Three out of Five Stars
Rated R/89 min.
Despite its considerable flaws, two things make Piranha 3D both recommendable and utterly critic-proof: the killer fish look great and the 3D effects are the best I’ve seen all year.
Elisabeth Shue stars as a local law enforcer who discovers that, during an especially rowdy Spring Break weekend, the waters are overflowing with a bloodthirsty, thought-to-be-extinct breed of monster piranhas. Boats full of drunk, scantily clad and exceptionally stupid co-eds are soon mere appetizers for the toothy creatures, which are fast and ugly, like Gremlins with gills.
Don’t bother seeing this for the actors. Shue looks embarrassed, Ving Rhames has one cool moment but is otherwise barely utilized and Jaws alum Richard Dreyfus, despite being top-billed, literally has nothing to do in his one scene. The only bright spots are Christopher Lloyd (re-united with Shue for the first time since Back to the Future Part II), who goes on Doc Brown auto pilot as the local aquatic expert, and Jerry O’Connell, hamming it up as a thinly guised version of the Girls Gone Wild creator (here, it’s Wild Wild Girls).

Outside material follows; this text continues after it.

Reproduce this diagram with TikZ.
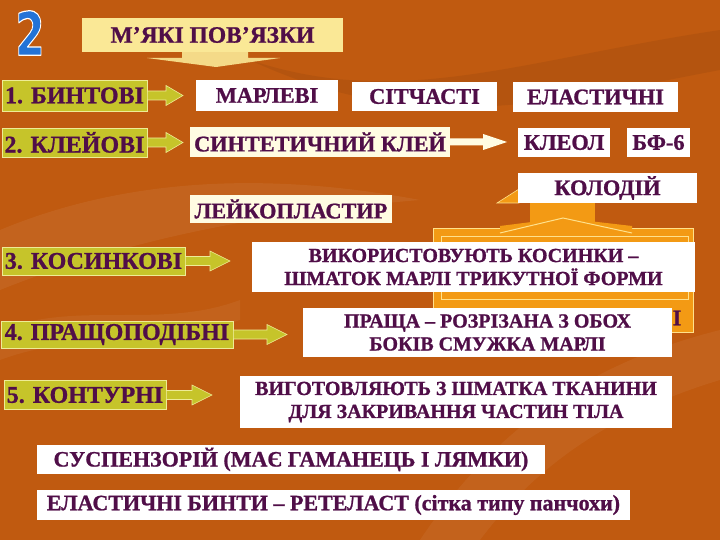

James Cameron enthusiasts won’t appreciate this, but the 3D is as clever, layered and vivid as anything in Avatar. Other than How to Train Your Dragon and Despicable Me, most of this year’s 3D “enhanced” movies have been letdowns. Here’s one you’ll want to see on the big screen or not at all. You’ll not only feel closer than you’d ever want to get to the title creatures, but you’ll see some other things thrust at you that you’ve never seen before in a mainstream movie. Yes, there are the inevitable moments of nudity (or, more accurately, extended scenes of gratuitous nudity) but there are some truly fiendish surprises that make this funnier and smarter than it has any right to be.
The scares are minimal. I jumped a couple of times early on, but the film plays better as a dark comedy than a horror movie. Even with some genuine suspense at the end and ample gore at the mid-point, what stays with you are the outrageous, gleefully excessive moments.
Joe Dante directed the original Piranha in 1978, a shameless Jaws parody/ripoff that also juggled shocks and laughs and featured the classic line, “They’re eating the guests, sir.” The remake is likewise a bawdy cheese fest, but with sensational 3D. Grab your rowdiest friends and have a blast.